Два маленьких мальчика, таких, как я, подорвались за деревней на спрятанной в земле мине. А это был уже, наверно, сорок девятый год. В школу я пошел в рубашке из отцовской гимнастерки…
«Украсила я ее гвоздиками…»
Мариам Юзефовская — 1941 года рождения.
Сейчас — инженер.
Живет в Минске.
Что только со мной мама не делала: стригла наголо, натирала керосином, прикладывала мазь. А я ненавидела себя отчаянно. Стеснялась. Даже во двор не выходила. Но вши и чирьи в первый послевоенный год… От них мне не было спасения.
А тут вдруг телеграмма: отец демобилизуется. Пришли встречать на вокзал. Мама меня принарядила. На самую макушку бант красный привязала. На чем только держался — непонятно. И все дергает меня: «Не чешись. Не чешись». Зуд же нестерпимый. Проклятый бант, вот-вот отвалится. А в голове вертится: «А вдруг я отцу не понравлюсь? Он ведь меня еще ни разу не видел».
Но то, что произошло, оказалось хуже худшего.
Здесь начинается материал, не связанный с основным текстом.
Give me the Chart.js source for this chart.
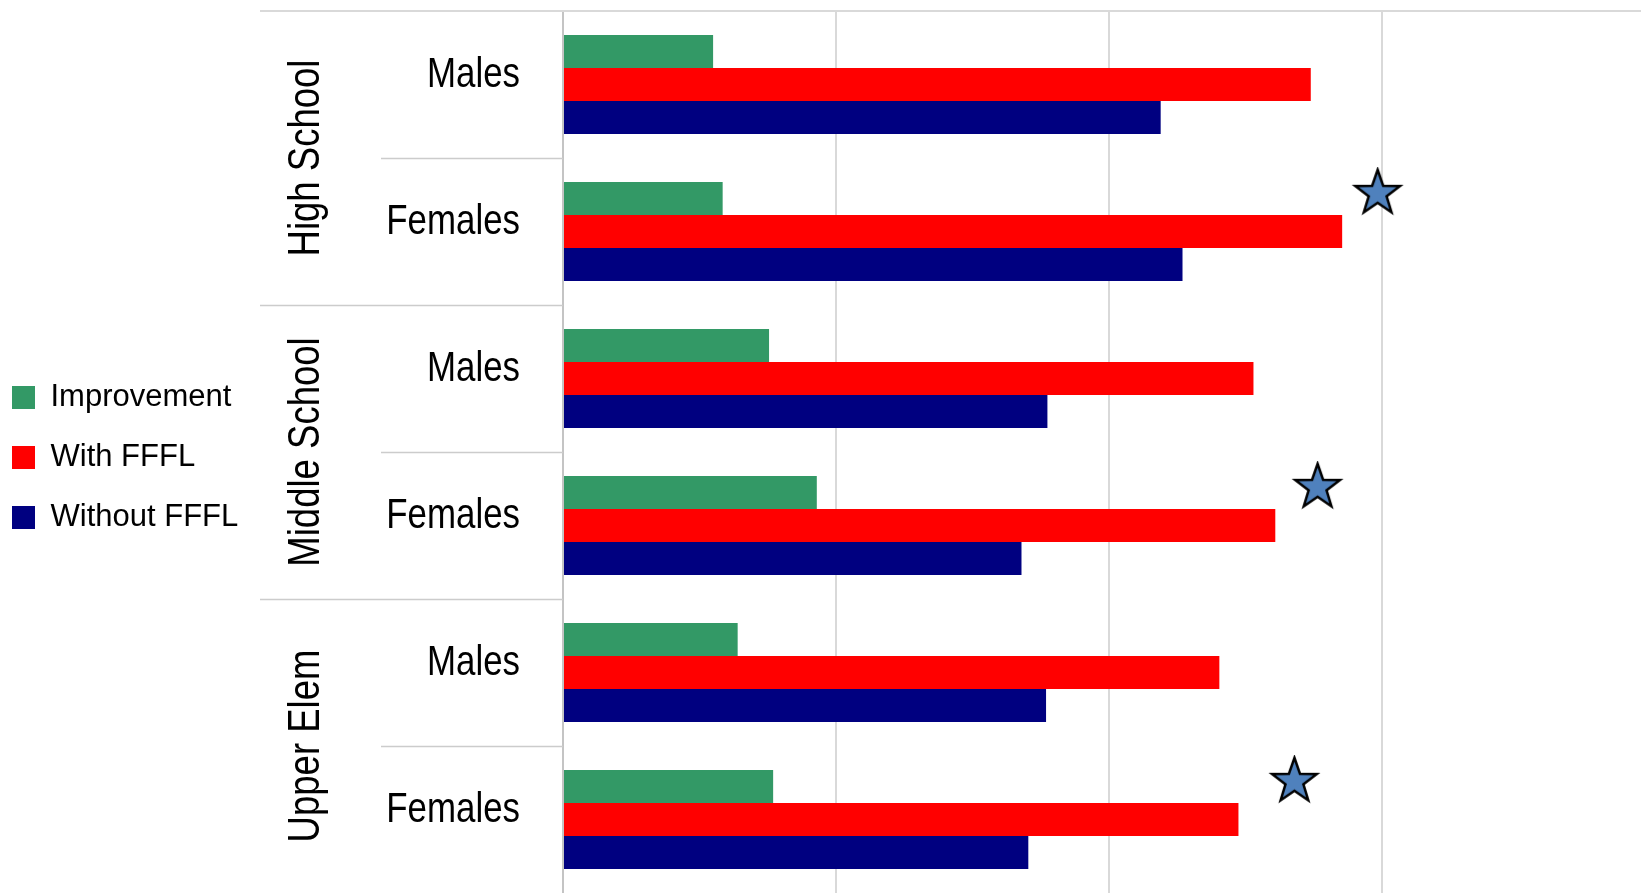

Отец увидел меня и кинулся ко мне первый. Но тут же брезгливо поморщился… На миг, на какой-то миг. Но я это почувствовала сразу. Кожей. Всем тельцем. И так обидно стало. Так невыносимо горько. Что когда он взял меня на руки, я изо всех сил толкнула его в грудь. В нос мне вдруг шибанул запах керосина. А ведь сопровождал он меня всюду и везде уже год, я уже перестала его слышать. Уже привыкла. А тут услышала. Может, потому, что от отца так прекрасно и незнакомо пахло. Он был такой красивый по сравнению со мной и измученной мамой. И это ужалило меня в самую душу. Я сорвала бант. Бросила на землю. И наступила на него ногой.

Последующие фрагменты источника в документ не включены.